Hi Lars

I had a look at Jolokia last year and was impressed by it's usability for
exposing jmx using http. Basically I wanted to use the Camel stats. for
monitoring purposes for our custom monitoring system.

At the end I found that the jmx stats wasn't enough to give you a reliable
picture of the health of a Camel integration. Something is missing eg. the
ability to check if a given resource being consumed by camel eg. a db, ftp
or file is working. Camel will only give you statistics (failure, completed
asf. ) when an exchange is being processed, and not if for example a db is
down (using the jpa consumer here).

At the end I developed a small monitoring capability for Camel that exposes
a rest interface for all our routes deployed. This monitor internally uses
the jmx stats to see if there has been any activity on the route within a
configurable interval of MS. If any activity it will use the stats to
determine if the route should report it's health as OK, WARN or ERROR. 
If no activity has been on the route it will run a Secondary target, meaning
a custom monitoring component that will check the consumer's endpoint.

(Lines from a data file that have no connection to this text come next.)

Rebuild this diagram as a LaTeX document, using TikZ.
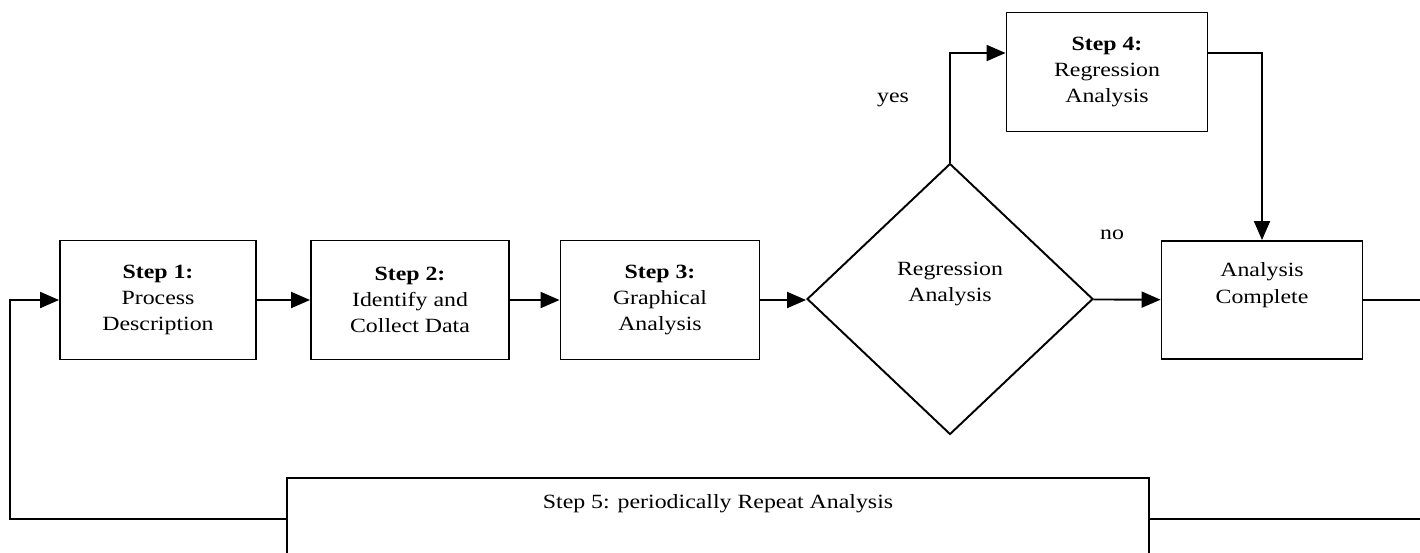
\documentclass[tikz,border=0pt]{standalone}
\usepackage{fontspec}
\setmainfont{Liberation Serif}[FakeStretch=1.18]
\usetikzlibrary{arrows.meta, shapes.geometric, positioning}

\begin{document}
\begin{tikzpicture}[x=0.02cm, y=-0.02cm,
  font=\fontsize{11.5}{15}\selectfont,
  stepbox/.style={draw, line width=1.1pt, align=center, minimum width=3.96cm, minimum height=2.38cm, inner sep=0pt},
  flow/.style={line width=1.1pt, -{Triangle[length=0.38cm, width=0.32cm]}},
  wire/.style={line width=1.1pt}]
\useasboundingbox (0,0) rectangle (1420,552);

% Steps 1 to 3
\node[stepbox, minimum width=3.92cm] (step1) at (158,300) {\textbf{Step 1:}\\Process\\Description};
\node[stepbox] (step2) at (410,300) {\textbf{Step 2:}\\Identify and\\Collect Data};
\node[stepbox, minimum width=3.98cm] (step3) at (660,300) {\textbf{Step 3:}\\Graphical\\Analysis};

% Decision
\node[draw, diamond, line width=1.1pt, minimum width=5.72cm, minimum height=5.42cm, inner sep=0pt, align=center] (decide) at (950,299) {Regression\\Analysis\\\strut};
\node (yes) at (893,100) {yes};
\node (no) at (1112,235) {no};

% Step 4 and end
\node[stepbox, minimum width=4.02cm] (step4) at (1107,72) {\textbf{Step 4:}\\Regression\\Analysis};
\node[stepbox, minimum width=4.02cm, minimum height=2.36cm] (done) at (1262,300) {Analysis\\Complete\\\strut};

% Step 5
\node[stepbox, minimum width=17.24cm, minimum height=1.64cm] (step5) at (718,519) {Step 5: periodically Repeat Analysis\\\strut};

% Connectors
\coordinate (yesturn) at (952,53);
\coordinate (loopleft) at (10,519);
\coordinate (rightout) at (1420,300);
\coordinate (rightloop) at (1420,519);

\draw[flow] (step1) -- (step2);
\draw[flow] (step2) -- (step3);
\draw[flow] (step3) -- (step3 -| decide.west);
\draw[flow] (decide) -- (done);
\draw[flow] (decide.north) |- (step4.west |- yesturn);
\draw[flow] (step4.east |- yesturn) -| (done.north);
\draw[wire] (done.east) -- (rightout);
\draw[wire] (step5.east) -- (rightloop);
\draw[flow] (step5.west) -- (loopleft) |- (step1.west);
\end{tikzpicture}
\end{document}
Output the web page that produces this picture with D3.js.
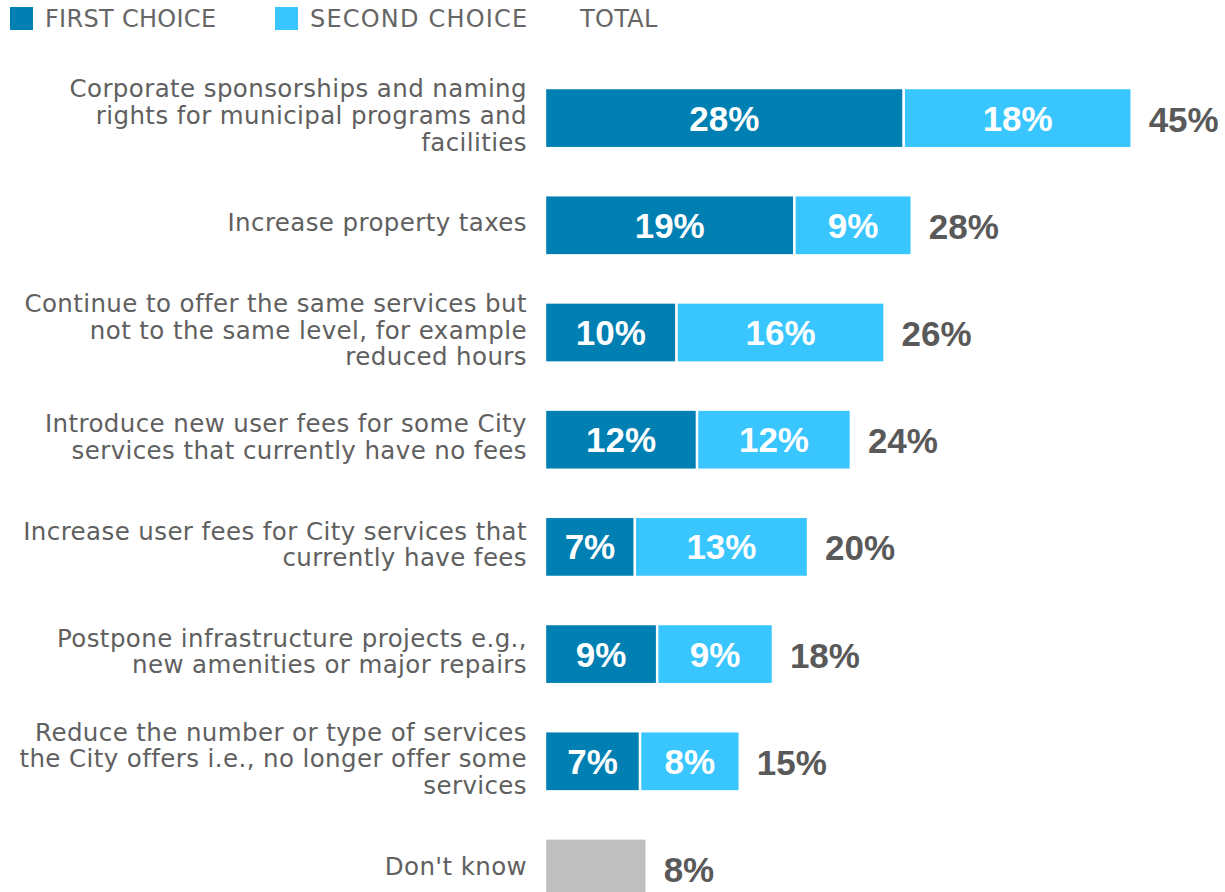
<!DOCTYPE html>
<html>
<head>
<meta charset="utf-8">
<script src="https://cdn.jsdelivr.net/npm/d3@7"></script>
<style>
  html, body { margin: 0; padding: 0; background: #ffffff; }
  svg { display: block; }
</style>
</head>
<body>
<svg id="chart" width="1225" height="892"></svg>
<script>
// ---- data ----
const categories = [
  "Corporate sponsorships and naming\nrights for municipal programs and\nfacilities",
  "Increase property taxes",
  "Continue to offer the same services but\nnot to the same level, for example\nreduced hours",
  "Introduce new user fees for some City\nservices that currently have no fees",
  "Increase user fees for City services that\ncurrently have fees",
  "Postpone infrastructure projects e.g.,\nnew amenities or major repairs",
  "Reduce the number or type of services\nthe City offers i.e., no longer offer some\nservices",
  "Don't know"
];
const firstChoice  = [27.7, 19.26, 10.16, 11.74, 6.94, 8.66, 7.34, 0];
const secondChoice = [17.6, 9.06, 16.06, 11.88, 13.37, 8.94, 7.7, 0];
const dontKnow     = [0, 0, 0, 0, 0, 0, 0, 7.85];
const seriesNames  = ["FIRST CHOICE", "SECOND CHOICE", "TOTAL"];

// ---- styles ----
const COL_FIRST = "#007FB2";
const COL_SECOND = "#39C6FF";
const COL_DK = "#BFBFBF";
const TEXT_GREY = "#595959";
const LABEL_FONT = "'DejaVu Sans', 'Noto Sans', sans-serif";
const NUM_FONT = "'Liberation Sans', Arial, sans-serif";

const svg = d3.select("#chart");

const rows = categories.map((c, i) => ({
  cat: c,
  lines: c.split("\n"),
  first: firstChoice[i],
  second: secondChoice[i],
  dk: dontKnow[i],
  total: firstChoice[i] + secondChoice[i] + dontKnow[i]
}));

const x = d3.scaleLinear().domain([0, 50]).range([545, 545 + 50 * 12.95]);
const y = d3.scaleBand()
  .domain(categories)
  .range([64.5, 64.5 + 8 * 107.2])
  .paddingInner(0.4394)
  .paddingOuter(0.4394 / 2);

// ---- legend ----
const legend = svg.append("g");
const legendItems = [
  { name: seriesNames[0], color: COL_FIRST, x: 10, ls: 0.3 },
  { name: seriesNames[1], color: COL_SECOND, x: 275, ls: 1.2 },
  { name: seriesNames[2], color: null, x: 545, ls: 0.3 }
];
legendItems.forEach(it => {
  if (it.color) {
    legend.append("rect")
      .attr("x", it.x).attr("y", 7)
      .attr("width", 23).attr("height", 23)
      .attr("fill", it.color);
  }
  legend.append("text")
    .attr("x", it.x + 35).attr("y", 27)
    .attr("font-family", LABEL_FONT)
    .attr("font-size", 24)
    .attr("letter-spacing", it.ls)
    .attr("fill", "#666666")
    .text(it.name);
});

// ---- bars ----
const g = svg.append("g");
const segs = [];
rows.forEach(r => {
  if (r.first > 0) segs.push({ cat: r.cat, x0: 0, x1: r.first, color: COL_FIRST, label: true, v: r.first });
  if (r.second > 0) segs.push({ cat: r.cat, x0: r.first, x1: r.first + r.second, color: COL_SECOND, label: true, v: r.second });
  if (r.dk > 0) segs.push({ cat: r.cat, x0: r.first + r.second, x1: r.first + r.second + r.dk, color: COL_DK, label: false, v: r.dk });
});

g.selectAll("rect.seg")
  .data(segs)
  .join("rect")
  .attr("class", "seg")
  .attr("x", d => x(d.x0))
  .attr("y", d => y(d.cat))
  .attr("width", d => x(d.x1) - x(d.x0))
  .attr("height", y.bandwidth())
  .attr("fill", d => d.color)
  .attr("stroke", "#ffffff")
  .attr("stroke-width", 2.4);

g.selectAll("text.inner")
  .data(segs.filter(d => d.label))
  .join("text")
  .attr("class", "inner")
  .attr("x", d => (x(d.x0) + x(d.x1)) / 2)
  .attr("y", d => y(d.cat) + y.bandwidth() / 2 + 12.5)
  .attr("text-anchor", "middle")
  .attr("font-family", NUM_FONT)
  .attr("font-weight", "bold")
  .attr("font-size", 35)
  .attr("fill", "#ffffff")
  .text(d => Math.round(d.v) + "%");

g.selectAll("text.total")
  .data(rows)
  .join("text")
  .attr("class", "total")
  .attr("x", d => x(d.total) + 17)
  .attr("y", d => y(d.cat) + y.bandwidth() / 2 + 13.5)
  .attr("font-family", NUM_FONT)
  .attr("font-weight", "bold")
  .attr("font-size", 35)
  .attr("fill", TEXT_GREY)
  .text(d => Math.round(d.total) + "%");

// ---- category labels ----
const lineH = 26.7;
const labels = g.selectAll("text.cat")
  .data(rows)
  .join("text")
  .attr("class", "cat")
  .attr("text-anchor", "end")
  .attr("font-family", LABEL_FONT)
  .attr("font-size", 24.5)
  .attr("letter-spacing", 0.4)
  .attr("fill", "#606060");

labels.each(function(d) {
  const cy = y(d.cat) + y.bandwidth() / 2 - 2.5;
  const n = d.lines.length;
  d3.select(this).selectAll("tspan")
    .data(d.lines)
    .join("tspan")
    .attr("x", 527)
    .attr("y", (l, i) => cy + (i - (n - 1) / 2) * lineH + 8.5)
    .text(l => l);
});
</script>
</body>
</html>
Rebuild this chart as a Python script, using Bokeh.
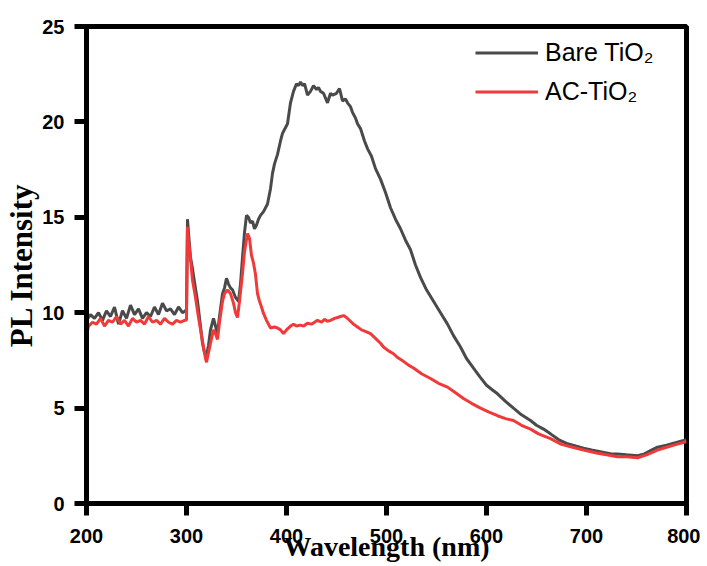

These
secondary targets are eg. a db, file, ftp resources with the purpose to
checks if the resource is available and in good state (reporting the same
stats as above).
When the integration is deployed as a war each Camel context has it's own
monitor.xml where monitoring rules are set up for the integration, exposing
a rest interface for that component.

The only thing needed now is a integration monitor that knows each component
(Camel context/war) deployed and it's rest endpoint. The integration monitor
runs in intervals and collects stats from each component, builds a
correlated view of the hole platform's health and exposes that as a rest
endpoint. 
This can then be consumed by in our case HP Openview to report on platform
health. Besides that a gui is available.